Former US president Barack Obama reportedly warned Facebook CEO Mark Zuckerberg to take the threat of fake news on the platform seriously in a meeting weeks after the election last year. Obama reportedly pulled Zuckerberg aside at the Asia-Pacific Economic Cooperation summit in Peru on 19 November, warning the tech executive that the issue would only get worse in the next election if left unchecked, The Washington Post reported Sunday (24 September).
Although Zuckerberg acknowledged the issue, he reportedly told Obama that such messages were not as widespread on the site and that there was no easy fix for it, people briefed on the conversation told The Post.
Prior to Election Day, Obama voiced serious concerns over Facebook's fake news problem saying it was creating a "cloud of nonsense" and leading many people to believe "outright lies" and "crazy stuff."
"The way campaigns have unfolded, we just start accepting crazy stuff as normal and people if they just repeat attacks enough and outright lies over and over again," Obama said at the time. "As long as it's on Facebook, and people can see it, as long as it's on social media, people start believing it, and it creates this dust cloud of nonsense."
Shortly after President Donald Trump's victory over Democratic rival Hillary Clinton in the 2016 presidential election, many argued that the dissemination of fake news, misinformation and hoaxes on Facebook may have influenced the election. Initially, Zuckerberg dismissed the notion as a "pretty crazy idea."
Facebook has come under intense scrutiny recently after it revealed that it sold about $100,000 (£74,470) worth of Facebook's politically divisive ads to inauthentic accounts and pages likely linked to Russia during the election. The social media giant agreed last week to hand over the thousands of ads to Congress and vowed to protect "election integrity" through numerous measures going forward.
Facebook's ad practices also came under fire after it was reported it allowed marketers to target ads towards users interested in topics such as "Jew hater" or "How to burn Jews". The company has taken down the offensive categories and said it would tighten its ad policies and controls.
In January, US intelligence agencies concluded that Russian president Vladimir Putin ordered a complex "influence campaign" involving cyberattacks, misinformation campaigns and more to denigrate Hillary Clinton and help Trump win the race.
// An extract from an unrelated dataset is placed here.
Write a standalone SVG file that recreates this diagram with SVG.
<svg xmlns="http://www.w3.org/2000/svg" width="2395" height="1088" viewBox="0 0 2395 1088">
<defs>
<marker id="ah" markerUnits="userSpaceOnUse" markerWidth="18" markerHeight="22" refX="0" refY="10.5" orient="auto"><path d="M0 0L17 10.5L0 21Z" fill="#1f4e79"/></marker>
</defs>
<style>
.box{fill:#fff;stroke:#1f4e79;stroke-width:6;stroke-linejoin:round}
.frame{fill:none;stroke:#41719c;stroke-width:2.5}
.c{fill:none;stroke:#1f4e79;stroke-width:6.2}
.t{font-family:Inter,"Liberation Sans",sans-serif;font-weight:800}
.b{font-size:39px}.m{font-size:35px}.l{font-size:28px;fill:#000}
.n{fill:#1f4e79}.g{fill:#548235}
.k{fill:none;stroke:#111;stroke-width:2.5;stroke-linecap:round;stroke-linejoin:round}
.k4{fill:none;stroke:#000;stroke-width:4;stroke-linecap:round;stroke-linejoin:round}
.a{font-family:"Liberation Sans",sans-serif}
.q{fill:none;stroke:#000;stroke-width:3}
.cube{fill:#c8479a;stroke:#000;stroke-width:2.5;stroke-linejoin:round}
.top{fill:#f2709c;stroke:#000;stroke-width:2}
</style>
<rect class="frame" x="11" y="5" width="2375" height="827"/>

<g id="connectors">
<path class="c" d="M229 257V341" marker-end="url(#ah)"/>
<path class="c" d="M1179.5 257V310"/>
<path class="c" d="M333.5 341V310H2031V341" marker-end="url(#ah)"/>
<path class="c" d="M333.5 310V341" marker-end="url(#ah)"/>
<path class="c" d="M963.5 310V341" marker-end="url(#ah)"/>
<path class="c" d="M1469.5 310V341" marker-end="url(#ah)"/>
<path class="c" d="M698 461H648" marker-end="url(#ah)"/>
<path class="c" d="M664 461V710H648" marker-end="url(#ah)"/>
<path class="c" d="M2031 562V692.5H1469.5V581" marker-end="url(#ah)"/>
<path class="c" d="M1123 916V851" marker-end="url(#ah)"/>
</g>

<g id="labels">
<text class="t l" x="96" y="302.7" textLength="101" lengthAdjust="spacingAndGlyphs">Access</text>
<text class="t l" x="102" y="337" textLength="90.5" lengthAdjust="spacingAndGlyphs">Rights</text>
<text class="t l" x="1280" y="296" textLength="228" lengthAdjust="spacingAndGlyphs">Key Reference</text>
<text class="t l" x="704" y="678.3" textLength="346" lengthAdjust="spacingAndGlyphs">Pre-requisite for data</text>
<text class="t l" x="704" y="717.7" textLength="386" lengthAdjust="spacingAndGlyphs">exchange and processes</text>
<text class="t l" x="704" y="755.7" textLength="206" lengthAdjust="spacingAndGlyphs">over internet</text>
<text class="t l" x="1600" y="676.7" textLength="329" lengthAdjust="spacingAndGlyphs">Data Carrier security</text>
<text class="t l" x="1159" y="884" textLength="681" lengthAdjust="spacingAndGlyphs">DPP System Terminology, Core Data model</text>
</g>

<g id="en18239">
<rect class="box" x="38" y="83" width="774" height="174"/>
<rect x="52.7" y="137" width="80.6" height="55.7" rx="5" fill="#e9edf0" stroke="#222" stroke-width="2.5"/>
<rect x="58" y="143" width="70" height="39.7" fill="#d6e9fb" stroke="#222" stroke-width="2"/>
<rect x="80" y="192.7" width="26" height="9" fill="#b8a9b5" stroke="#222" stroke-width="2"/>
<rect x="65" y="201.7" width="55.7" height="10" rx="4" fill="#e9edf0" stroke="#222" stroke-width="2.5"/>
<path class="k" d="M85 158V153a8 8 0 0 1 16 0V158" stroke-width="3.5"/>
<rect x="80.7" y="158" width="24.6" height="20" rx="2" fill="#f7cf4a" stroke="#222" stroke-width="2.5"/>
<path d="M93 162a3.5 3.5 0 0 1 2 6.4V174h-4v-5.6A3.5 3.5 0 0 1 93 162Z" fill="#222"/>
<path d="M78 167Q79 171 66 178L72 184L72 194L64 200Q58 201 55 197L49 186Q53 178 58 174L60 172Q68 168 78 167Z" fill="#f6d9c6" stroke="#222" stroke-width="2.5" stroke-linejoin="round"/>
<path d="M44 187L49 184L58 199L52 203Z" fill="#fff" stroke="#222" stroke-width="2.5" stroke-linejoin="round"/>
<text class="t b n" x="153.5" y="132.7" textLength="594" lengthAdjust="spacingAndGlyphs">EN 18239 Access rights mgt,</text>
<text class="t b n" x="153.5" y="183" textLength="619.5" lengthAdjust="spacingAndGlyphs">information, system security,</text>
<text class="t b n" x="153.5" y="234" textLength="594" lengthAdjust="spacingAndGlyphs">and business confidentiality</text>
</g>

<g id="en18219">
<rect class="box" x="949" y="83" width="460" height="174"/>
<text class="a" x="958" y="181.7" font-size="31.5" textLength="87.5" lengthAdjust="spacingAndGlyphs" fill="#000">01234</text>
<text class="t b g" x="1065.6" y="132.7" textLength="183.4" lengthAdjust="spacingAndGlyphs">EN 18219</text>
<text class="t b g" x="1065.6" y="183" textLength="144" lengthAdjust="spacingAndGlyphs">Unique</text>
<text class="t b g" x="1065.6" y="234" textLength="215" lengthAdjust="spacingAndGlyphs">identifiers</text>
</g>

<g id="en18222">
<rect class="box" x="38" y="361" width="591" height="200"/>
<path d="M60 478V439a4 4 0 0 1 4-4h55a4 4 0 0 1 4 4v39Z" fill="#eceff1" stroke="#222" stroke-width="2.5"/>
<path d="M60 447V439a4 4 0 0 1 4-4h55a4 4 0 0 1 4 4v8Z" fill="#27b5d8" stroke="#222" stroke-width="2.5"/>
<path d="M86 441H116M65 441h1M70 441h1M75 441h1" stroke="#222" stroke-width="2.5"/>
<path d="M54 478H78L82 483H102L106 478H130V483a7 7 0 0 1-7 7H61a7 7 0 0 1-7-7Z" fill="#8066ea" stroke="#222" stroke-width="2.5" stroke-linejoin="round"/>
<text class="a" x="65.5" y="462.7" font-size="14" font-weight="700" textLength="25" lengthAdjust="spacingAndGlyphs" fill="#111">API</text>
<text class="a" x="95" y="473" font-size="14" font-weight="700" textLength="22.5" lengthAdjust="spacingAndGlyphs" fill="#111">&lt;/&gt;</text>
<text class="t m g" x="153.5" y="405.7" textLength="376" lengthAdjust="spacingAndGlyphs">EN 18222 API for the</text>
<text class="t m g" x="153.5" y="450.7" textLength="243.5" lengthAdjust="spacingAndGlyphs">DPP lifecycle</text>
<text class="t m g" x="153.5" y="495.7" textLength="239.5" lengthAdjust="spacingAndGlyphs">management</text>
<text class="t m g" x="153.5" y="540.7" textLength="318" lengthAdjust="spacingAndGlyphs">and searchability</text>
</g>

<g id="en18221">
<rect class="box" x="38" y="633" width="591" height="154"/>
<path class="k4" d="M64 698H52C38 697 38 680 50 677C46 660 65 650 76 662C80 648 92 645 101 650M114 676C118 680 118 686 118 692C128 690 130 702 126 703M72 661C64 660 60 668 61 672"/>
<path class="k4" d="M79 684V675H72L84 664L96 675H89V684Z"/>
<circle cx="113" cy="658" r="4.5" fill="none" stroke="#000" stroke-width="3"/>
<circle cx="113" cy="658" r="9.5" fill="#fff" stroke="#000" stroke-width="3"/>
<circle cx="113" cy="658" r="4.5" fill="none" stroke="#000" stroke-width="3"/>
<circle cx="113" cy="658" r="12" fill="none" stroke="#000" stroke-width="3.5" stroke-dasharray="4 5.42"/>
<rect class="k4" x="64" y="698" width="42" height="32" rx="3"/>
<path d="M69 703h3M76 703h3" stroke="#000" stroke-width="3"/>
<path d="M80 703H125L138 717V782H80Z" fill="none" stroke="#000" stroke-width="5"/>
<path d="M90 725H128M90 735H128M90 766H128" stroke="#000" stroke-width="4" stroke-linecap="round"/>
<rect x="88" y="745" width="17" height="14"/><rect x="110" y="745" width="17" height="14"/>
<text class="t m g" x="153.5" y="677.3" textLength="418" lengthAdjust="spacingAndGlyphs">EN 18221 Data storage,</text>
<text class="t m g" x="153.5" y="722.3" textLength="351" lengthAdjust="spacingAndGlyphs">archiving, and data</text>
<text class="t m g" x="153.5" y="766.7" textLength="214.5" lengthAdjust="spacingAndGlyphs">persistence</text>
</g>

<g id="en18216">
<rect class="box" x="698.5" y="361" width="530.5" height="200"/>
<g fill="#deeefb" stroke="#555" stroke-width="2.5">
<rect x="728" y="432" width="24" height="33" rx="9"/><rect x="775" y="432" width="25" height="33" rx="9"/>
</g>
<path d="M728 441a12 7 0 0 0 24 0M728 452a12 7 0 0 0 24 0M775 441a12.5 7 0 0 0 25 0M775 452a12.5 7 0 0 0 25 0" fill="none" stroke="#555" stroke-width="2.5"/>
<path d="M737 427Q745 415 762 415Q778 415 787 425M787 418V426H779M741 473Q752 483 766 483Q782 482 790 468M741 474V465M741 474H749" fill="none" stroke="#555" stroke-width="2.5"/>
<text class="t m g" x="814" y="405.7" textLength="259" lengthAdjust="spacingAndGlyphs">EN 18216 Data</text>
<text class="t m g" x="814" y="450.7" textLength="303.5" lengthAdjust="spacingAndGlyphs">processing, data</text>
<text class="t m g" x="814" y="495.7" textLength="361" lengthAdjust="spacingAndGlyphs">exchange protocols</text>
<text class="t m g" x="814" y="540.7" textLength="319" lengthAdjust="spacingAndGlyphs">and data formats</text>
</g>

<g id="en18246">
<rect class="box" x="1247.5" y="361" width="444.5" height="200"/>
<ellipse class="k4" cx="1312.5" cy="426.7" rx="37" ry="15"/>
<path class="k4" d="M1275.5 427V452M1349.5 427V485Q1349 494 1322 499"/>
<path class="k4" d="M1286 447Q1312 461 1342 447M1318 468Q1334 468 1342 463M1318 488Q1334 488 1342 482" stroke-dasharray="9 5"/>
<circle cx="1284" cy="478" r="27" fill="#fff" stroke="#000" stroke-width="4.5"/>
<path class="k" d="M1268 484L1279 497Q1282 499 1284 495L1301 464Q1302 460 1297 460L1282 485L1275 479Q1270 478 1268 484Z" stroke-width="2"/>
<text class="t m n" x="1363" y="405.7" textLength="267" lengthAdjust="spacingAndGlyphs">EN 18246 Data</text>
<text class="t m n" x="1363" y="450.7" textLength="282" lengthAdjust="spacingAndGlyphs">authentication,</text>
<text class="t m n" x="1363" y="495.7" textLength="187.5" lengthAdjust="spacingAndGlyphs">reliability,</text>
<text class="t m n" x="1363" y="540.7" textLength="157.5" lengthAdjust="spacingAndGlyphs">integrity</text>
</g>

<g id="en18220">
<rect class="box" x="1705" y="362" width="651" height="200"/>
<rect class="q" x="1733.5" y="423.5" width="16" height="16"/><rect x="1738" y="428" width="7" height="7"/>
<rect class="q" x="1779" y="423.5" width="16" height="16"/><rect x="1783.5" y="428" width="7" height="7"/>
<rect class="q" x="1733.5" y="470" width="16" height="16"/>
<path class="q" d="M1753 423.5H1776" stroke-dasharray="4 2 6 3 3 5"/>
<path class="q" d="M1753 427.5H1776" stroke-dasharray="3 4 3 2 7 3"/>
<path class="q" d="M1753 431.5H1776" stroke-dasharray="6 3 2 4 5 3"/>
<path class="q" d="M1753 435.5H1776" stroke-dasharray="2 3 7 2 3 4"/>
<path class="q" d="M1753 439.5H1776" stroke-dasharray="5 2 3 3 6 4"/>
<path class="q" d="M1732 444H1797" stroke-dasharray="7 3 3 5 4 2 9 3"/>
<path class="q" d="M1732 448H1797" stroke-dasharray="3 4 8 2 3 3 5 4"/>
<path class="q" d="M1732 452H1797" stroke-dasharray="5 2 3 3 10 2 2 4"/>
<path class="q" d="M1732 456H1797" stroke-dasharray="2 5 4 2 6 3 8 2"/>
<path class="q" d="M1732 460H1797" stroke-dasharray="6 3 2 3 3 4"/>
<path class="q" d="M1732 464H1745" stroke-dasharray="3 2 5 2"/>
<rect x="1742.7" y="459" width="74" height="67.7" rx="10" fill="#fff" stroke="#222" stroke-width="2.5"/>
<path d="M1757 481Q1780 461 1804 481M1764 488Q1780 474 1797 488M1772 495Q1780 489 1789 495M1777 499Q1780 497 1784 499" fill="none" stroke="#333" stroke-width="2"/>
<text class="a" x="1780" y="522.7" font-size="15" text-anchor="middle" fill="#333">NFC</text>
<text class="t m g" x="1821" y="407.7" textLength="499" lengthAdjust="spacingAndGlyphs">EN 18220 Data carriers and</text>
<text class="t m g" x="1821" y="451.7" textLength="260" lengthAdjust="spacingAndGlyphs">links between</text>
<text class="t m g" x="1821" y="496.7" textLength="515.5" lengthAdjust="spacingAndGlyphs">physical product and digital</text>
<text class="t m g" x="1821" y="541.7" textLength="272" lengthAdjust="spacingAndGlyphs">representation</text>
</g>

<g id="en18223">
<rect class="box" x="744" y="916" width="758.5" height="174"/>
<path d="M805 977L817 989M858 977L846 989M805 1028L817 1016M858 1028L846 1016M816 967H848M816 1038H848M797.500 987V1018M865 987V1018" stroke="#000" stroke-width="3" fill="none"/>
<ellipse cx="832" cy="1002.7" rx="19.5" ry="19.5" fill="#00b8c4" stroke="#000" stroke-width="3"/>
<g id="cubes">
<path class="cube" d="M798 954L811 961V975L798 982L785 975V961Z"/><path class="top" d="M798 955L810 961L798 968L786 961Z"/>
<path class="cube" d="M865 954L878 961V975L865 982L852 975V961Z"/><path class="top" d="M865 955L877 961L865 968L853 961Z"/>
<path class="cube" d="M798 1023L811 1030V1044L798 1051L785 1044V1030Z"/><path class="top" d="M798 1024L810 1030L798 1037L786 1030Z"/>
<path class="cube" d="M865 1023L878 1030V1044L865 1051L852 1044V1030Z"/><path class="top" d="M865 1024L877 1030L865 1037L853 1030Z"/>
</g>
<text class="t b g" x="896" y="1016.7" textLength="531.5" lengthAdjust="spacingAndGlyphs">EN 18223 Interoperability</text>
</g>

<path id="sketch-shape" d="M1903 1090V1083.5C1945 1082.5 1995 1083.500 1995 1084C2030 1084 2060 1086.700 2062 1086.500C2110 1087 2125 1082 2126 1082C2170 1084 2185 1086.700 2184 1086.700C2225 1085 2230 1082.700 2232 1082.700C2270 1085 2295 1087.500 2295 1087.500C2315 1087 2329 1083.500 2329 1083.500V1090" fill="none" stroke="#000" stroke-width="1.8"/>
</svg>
The Kremlin has dismissed the allegations and denied any involvement in the DNC hack.
Multiple congressional committees, including Special Counsel Robert Mueller, are currently investigating Russian meddling in the 2016 election and alleged collusion between Trump's campaign and the Kremlin. Trump has referred to the ongoing Russia probe as a "witch hunt" and a "hoax".
"I care deeply about the democratic process and protecting its integrity," Zuckerberg said in a Facebook Live video last week. "Facebook's mission is all about giving people a voice and bringing people closer together. Those are deeply democratic values and we're proud of them. I don't want anyone to use our tools to undermine democracy. That's not what we stand for."
"Now, I wish I could tell you we're going to be able to stop all interference, but that wouldn't be realistic," he continued. "There will always be bad people in the world, and we can't prevent all governments from all interference. But we can make it harder. We can make it a lot harder. And that's what we're going to do."